Stocks end mixed after Fed holds off on rate hike

NEW YORK -- Stocks fell on Wall Street Thursday after the Federal Reserve decided to hold off on raising interest rates but expressed some concern about recent tumult in markets.
The closely watched Fed meeting, in which the Fed opted not to hike rates for the first time in nearly a decade, prolongs the guessing game as to when the U.S. central bank will finally pull the trigger on rates, which are now pegged close to 0%.
Fed policymakers decided by a 9 to 1 vote to keep its benchmark interest rate unchanged, where it has been since late 2008. While the Fed boosted its 2015 economic growth projections and downgraded its unemployment forecast, the Fed was still uncomfortable inflation expectations, which it reduced for both this year and 2016.
Still, Fed chair Janet Yellen still said the Fed is on track to hike rates at some point in 2015 -- either at the Fed meeting in October or December -- if the U.S. economy and job market continue to improve and inflation moves back closer to the Fed's 2% mandate.

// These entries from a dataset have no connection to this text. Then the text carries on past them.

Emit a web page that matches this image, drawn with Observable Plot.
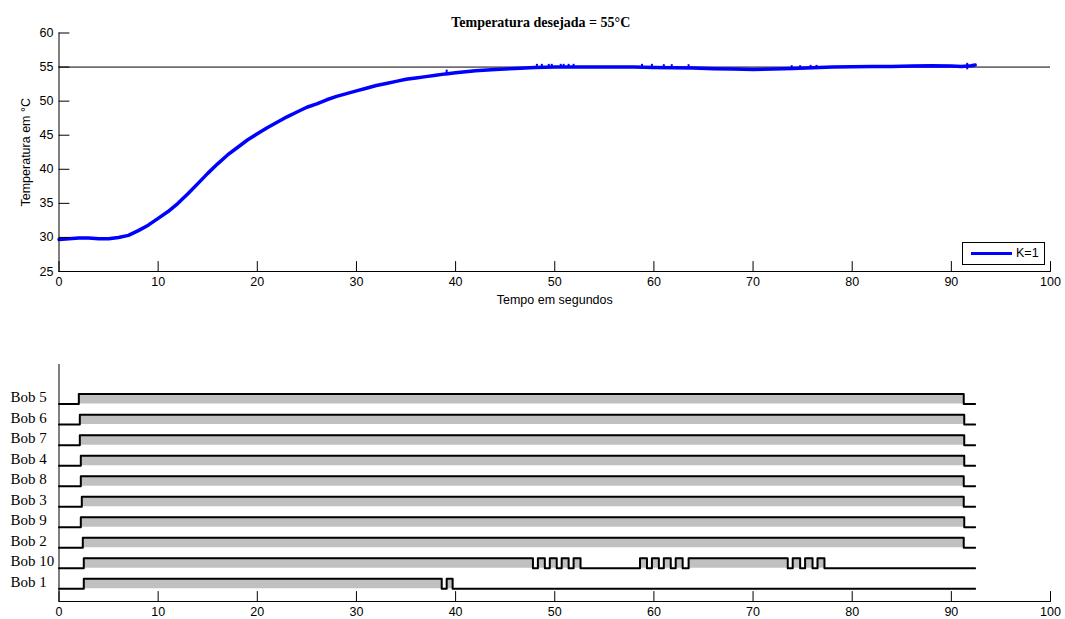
<!DOCTYPE html>
<html><head><meta charset="utf-8">
<script src="https://cdn.jsdelivr.net/npm/d3@7"></script>
<script src="https://cdn.jsdelivr.net/npm/@observablehq/plot@0.6"></script>
<style>
html,body{margin:0;padding:0;background:#fff;}
body{width:1065px;height:619px;overflow:hidden;position:relative;font-family:"Liberation Sans",Arial,sans-serif;}
svg{display:block;}
#legend{position:absolute;left:962px;top:242px;width:81px;height:21px;border:1px solid #000;background:#fff;font-size:12.5px;color:#000;}
#legend .sw{position:absolute;left:8px;top:9px;width:41px;height:3px;background:#0000ff;}
#legend .lab{position:absolute;left:53px;top:3px;line-height:14px;}
</style></head><body>
<div id="topchart"></div>
<div id="bottomchart"></div>
<div id="legend"><span class="sw"></span><span class="lab">K=1</span></div>
<script>
// ---------- data ----------
const titleText = "Temperatura desejada = 55°C";
const xLabel = "Tempo em segundos";
const yLabel = "Temperatura em °C";
const legendLabel = "K=1";
const setpoint = 55;
const xTicks = [0,10,20,30,40,50,60,70,80,90,100];
const yTicks = [25,30,35,40,45,50,55,60];

const timeS = [0,1,2,3,4,5,6,7,8,9,10,11,12,13,14,15,16,17,18,19,20,21,22,23,24,25,26,27,28,29,30,31,32,33,34,35,36,37,38,39,40,42,44,46,48,50,52,55,58,60,62,64,66,68,70,72,74,76,78,80,82,84,86,88,90,91,92,92.4];
const tempC = [29.7,29.8,29.9,29.9,29.8,29.8,30.0,30.3,31.0,31.8,32.8,33.8,35.0,36.4,37.9,39.4,40.8,42.1,43.2,44.3,45.2,46.1,46.9,47.7,48.4,49.1,49.6,50.2,50.7,51.1,51.5,51.9,52.3,52.6,52.9,53.2,53.4,53.6,53.8,54.0,54.15,54.45,54.65,54.8,54.95,55.0,55.0,55.0,55.0,54.95,54.9,54.85,54.75,54.7,54.65,54.7,54.8,54.9,55.0,55.05,55.1,55.1,55.15,55.2,55.15,55.1,55.2,55.3];

// short glitch samples on the measured curve
const spikeTime = [39.1,48.2,48.7,49.4,49.7,50.6,50.9,51.4,51.9,58.8,59.8,61.0,61.8,63.5,73.9,74.75,75.8,76.4,91.6];
const spikeLow  = [53.9,54.9,54.9,54.9,54.9,54.9,54.9,54.9,54.9,54.9,54.9,54.85,54.85,54.85,54.75,54.75,54.8,54.8,54.6];
const spikeHigh = [54.55,55.4,55.4,55.4,55.4,55.4,55.4,55.4,55.4,55.4,55.4,55.35,55.35,55.35,55.2,55.2,55.25,55.25,55.55];

// coil (bobina) on/off switching times, listed top to bottom; each starts off at t=0
const coilNames = ["Bob 5","Bob 6","Bob 7","Bob 4","Bob 8","Bob 3","Bob 9","Bob 2","Bob 10","Bob 1"];
const coilEdges = [
  [2.0, 91.25],
  [2.1, 91.3],
  [2.1, 91.3],
  [2.2, 91.3],
  [2.2, 91.25],
  [2.3, 91.25],
  [2.2, 91.3],
  [2.4, 91.25],
  [2.5, 47.8,48.3,49.0,49.5,50.2,50.7,51.4,51.9,52.6, 58.6,59.3,59.8,60.5,61.0,61.7,62.2,62.9,63.5, 73.5,74.0,74.75,75.25,76.0,76.5,77.2],
  [2.5, 38.6,39.1,39.7]
];
const endTime = 92.4;
const pulseHeight = 0.487;

// ---------- helpers ----------
const sans = "'Liberation Sans', Arial, sans-serif";
const serif = "'Liberation Serif', 'Times New Roman', serif";
const tickLen = 10;
const lineShape = {draw(context, l) { context.moveTo(0, 0); context.lineTo(0, -l); }};
// inward ticks along the bottom (pointing up) and left (pointing right)
const ticksUp = (vals, yBase) => Plot.vector(vals, {x: d => d, y: yBase, length: tickLen, rotate: 0, anchor: "start", shape: lineShape, stroke: "#000", strokeWidth: 1});
const ticksRight = (vals, xBase) => Plot.vector(vals, {x: xBase, y: d => d, length: tickLen, rotate: 90, anchor: "start", shape: lineShape, stroke: "#000", strokeWidth: 1});

// ---------- top chart ----------
const tempRows = timeS.map((t,i)=>({t, v: tempC[i]}));
const spikeRows = spikeTime.map((t,i)=>({t, a: spikeLow[i], b: spikeHigh[i]}));

const topChart = Plot.plot({
  width: 1065, height: 310,
  marginLeft: 58.5, marginRight: 15, marginTop: 32.5, marginBottom: 39,
  style: {fontFamily: sans, fontSize: "12.5px", color: "#000", background: "#fff", overflow: "visible"},
  x: {domain: [0,100]},
  y: {domain: [25,60]},
  length: {type: "identity"},
  marks: [
    Plot.ruleY([setpoint], {stroke: "#000", strokeWidth: 1}),
    Plot.line(tempRows, {x: "t", y: "v", stroke: "#0000ff", strokeWidth: 3.5}),
    Plot.ruleX(spikeRows, {x: "t", y1: "a", y2: "b", stroke: "#0000ff", strokeWidth: 2}),
    Plot.axisX({ticks: xTicks, tickSize: 0, tickPadding: 6, tickFormat: d => String(d),
      label: xLabel, labelAnchor: "center", labelArrow: "none", labelOffset: 32}),
    Plot.axisY({ticks: yTicks, tickSize: 0, tickPadding: 5.5, tickFormat: d => String(d),
      label: yLabel, labelAnchor: "center", labelArrow: "none", labelOffset: 38}),
    ticksUp(xTicks, 25),
    ticksRight(yTicks, 0),
    Plot.ruleX([0], {stroke: "#000"}),
    Plot.ruleY([25], {stroke: "#000"}),
    Plot.text([titleText], {text: d => d, frameAnchor: "top", dy: -15.5, dx: -14, fontFamily: serif, fontWeight: "bold", fontSize: 14, fill: "#000"})
  ]
});
document.getElementById("topchart").append(topChart);

// ---------- bottom chart ----------
const nRows = coilNames.length;
const stepRows = [];
coilNames.forEach((name, k) => {
  const base = nRows - 1 - k;
  let s = 0;
  stepRows.push({row: name, base, t: 0, s: 0});
  coilEdges[k].forEach(e => { s = 1 - s; stepRows.push({row: name, base, t: e, s}); });
  stepRows.push({row: name, base, t: endTime, s});
});
const labelTicks = coilNames.map((n,k) => nRows - 1 - k + 0.33);

const bottomChart = Plot.plot({
  width: 1065, height: 309,
  marginLeft: 58.5, marginRight: 15, marginTop: 54, marginBottom: 18,
  style: {fontFamily: sans, fontSize: "12.5px", color: "#000", background: "#fff", overflow: "visible"},
  x: {domain: [0,100]},
  y: {domain: [-0.62, 10.93]},
  length: {type: "identity"},
  marks: [
    Plot.areaY(stepRows, {x: "t", y1: d => d.base, y2: d => d.base + d.s * pulseHeight, z: "row", curve: "step-after", fill: "#c0c0c0"}),
    Plot.line(stepRows, {x: "t", y: d => d.base + d.s * pulseHeight, z: "row", curve: "step-after", stroke: "#000", strokeWidth: 2}),
    Plot.axisX({ticks: xTicks, tickSize: 0, tickPadding: 6, tickFormat: d => String(d), label: null}),
    ticksUp(xTicks, -0.62),
    Plot.axisY({ticks: labelTicks, tickSize: 0, tickPadding: 48.5, textAnchor: "start",
      tickFormat: d => coilNames[nRows - 1 - Math.round(d - 0.33)], fontFamily: serif, fontSize: 15, label: null}),
    Plot.ruleX([0], {stroke: "#000"}),
    Plot.ruleY([-0.62], {stroke: "#000"})
  ]
});
document.getElementById("bottomchart").append(bottomChart);
</script>
</body></html>
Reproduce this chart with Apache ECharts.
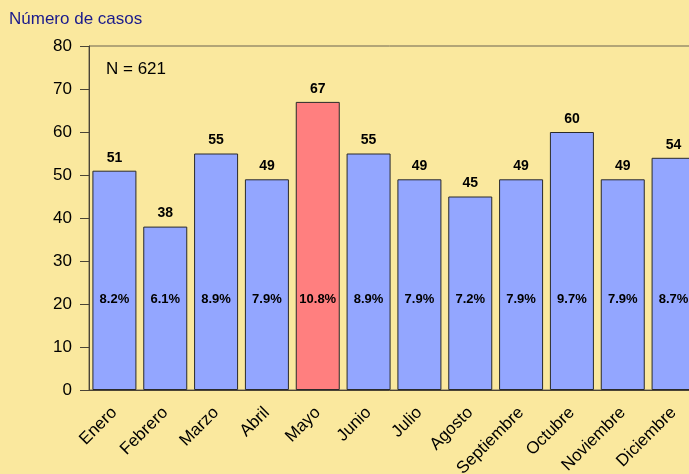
<!DOCTYPE html>
<html>
<head>
<meta charset="utf-8">
<script src="https://cdn.jsdelivr.net/npm/echarts@6/dist/echarts.min.js"></script>
<style>
  html, body { margin: 0; padding: 0; background: #FAE89E; }
  #main { width: 689px; height: 474px; }
</style>
</head>
<body>
<div id="main"></div>
<script>
var meses = ['Enero', 'Febrero', 'Marzo', 'Abril', 'Mayo', 'Junio', 'Julio', 'Agosto', 'Septiembre', 'Octubre', 'Noviembre', 'Diciembre'];
var casos = [51, 38, 55, 49, 67, 55, 49, 45, 49, 60, 49, 54];
var porcentajes = ['8.2%', '6.1%', '8.9%', '7.9%', '10.8%', '8.9%', '7.9%', '7.2%', '7.9%', '9.7%', '7.9%', '8.7%'];
var mesDestacado = 'Mayo';
var totalCasos = 621;

var myChart = echarts.init(document.getElementById('main'));
var fuente = 'Liberation Sans, Arial, sans-serif';

var barras = casos.map(function (v, i) {
  return {
    value: v,
    itemStyle: { color: meses[i] == mesDestacado ? '#FF7F7F' : '#93A6FF' }
  };
});

var option = {
  backgroundColor: '#FAE89E',
  animation: false,
  textStyle: { fontFamily: fuente },
  title: [{
    text: 'Número de casos',
    left: 9,
    top: 11,
    padding: 0,
    textStyle: { color: '#1A1A8C', fontSize: 17, fontWeight: 'normal', fontFamily: fuente }
  }, {
    text: 'N = ' + totalCasos,
    left: 106,
    top: 61,
    padding: 0,
    textStyle: { color: '#000', fontSize: 17, fontWeight: 'normal', fontFamily: fuente }
  }],
  grid: {
    left: 89,
    top: 46,
    width: 610,
    bottom: 84,
    outerBoundsMode: 'none',
    containLabel: false,
    show: true,
    borderWidth: 1,
    borderColor: '#6B6350',
    backgroundColor: 'transparent'
  },
  xAxis: {
    type: 'category',
    data: meses,
    axisLine: { lineStyle: { color: '#4A4436', width: 1 } },
    axisTick: { alignWithLabel: true, length: 8, lineStyle: { color: '#4A4436' } },
    axisLabel: { rotate: 45, fontSize: 17, color: '#000', margin: 20, fontFamily: fuente }
  },
  yAxis: {
    type: 'value',
    min: 0,
    max: 80,
    interval: 10,
    splitLine: { show: false },
    axisLine: { show: true, lineStyle: { color: '#4A4436', width: 1 } },
    axisTick: { show: true, length: 9, lineStyle: { color: '#4A4436' } },
    axisLabel: { fontSize: 17, color: '#000', margin: 17, fontFamily: fuente }
  },
  series: [{
    name: 'Casos',
    type: 'bar',
    data: barras,
    barWidth: 44,
    itemStyle: { borderColor: '#2A2A2A', borderWidth: 1 },
    label: {
      show: true,
      position: 'top',
      distance: 6,
      fontSize: 14,
      fontWeight: 'bold',
      color: '#000',
      fontFamily: fuente
    }
  }, {
    name: 'Porcentaje',
    type: 'bar',
    data: casos,
    barWidth: 44,
    barGap: '-100%',
    silent: true,
    itemStyle: { color: 'transparent' },
    label: {
      show: true,
      position: 'insideBottom',
      distance: 84,
      fontSize: 13,
      fontWeight: 'bold',
      color: '#000',
      fontFamily: fuente,
      formatter: function (p) { return porcentajes[p.dataIndex]; }
    }
  }]
};

myChart.setOption(option);
</script>
</body>
</html>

The Dow Jones industrial average ended down 0.4%, off 65 points, to 16,674.74, after climbing as much as 190 points and tumbling as low as 80 points in the two hours after the Fed decision was announced. The Standard & Poor's 500 stock index declined 0.3% to 1990 and the Nasdaq composite eked out a 0.1% gain.
The Fed move also sent bond prices soaring, which pushed yields lower. The yield on the 10-year Treasury note fell to 2.20% from 2.30% Wednesday.
In its decision to hold rates steady, the Fed’s statement acknowledged that recent market turbulence and international developments was among the reasons to hold off on rate hikes for the time being.
In addition to keeping an eye on inflation, which the Fed wants to move towards its 2% mandate, and further improvement in the labor market, the Fed also said it will monitor “readings on financial and international developments.”
"This appears to be a China wobble," Paul Ashworth, chief U.S. economist told clients.
Dan Farley, regional investment strategist US Bank’s Private Client Reserve says the Fed decision now also partly hinges on market stability. “Clearly they are keeping an eye on what is going on in financial markets,” Farley told Paste BN.
The Fed’s decision to hold off on a rate hike, puts the market back in the will they or won’t they mode, as the Fed meets again in October and December, says Patrick Maldari, senior fixed income investment specialist at Aberdeen Asset Management.
“We will be back to the same game,” Maldari said, referring to the Wall Street parlor game of trying to predict exactly when the Fed will finally raise rates.
The growing consensus on Wall Street had been that the Fed would delay a rate hike until its October or December meeting, as the central bank assesses the fallout from the recent global market turbulence and slowing growth in China, the world's second-biggest economy.
The futures market was only pricing in a 25% chance of the Fed hiking rates today.
The last time the Fed raised rates was June 2006. The Fed has pegged short-term rates at near 0% since late 2008.
Traders in Europe had been playing it safe, with the broad Stoxx 600 index down 0.2%. Shares of the CAC 40 in Paris were up 0.2% and the German DAX edged up 0.1%.
In Asia, shares traded mix, with Japan's Nikkei 225 rising 1.4%, Hong Kong's Hang Seng index falling 0.5% and stocks in mainland China's Shanghai composite index dipping 2.1%.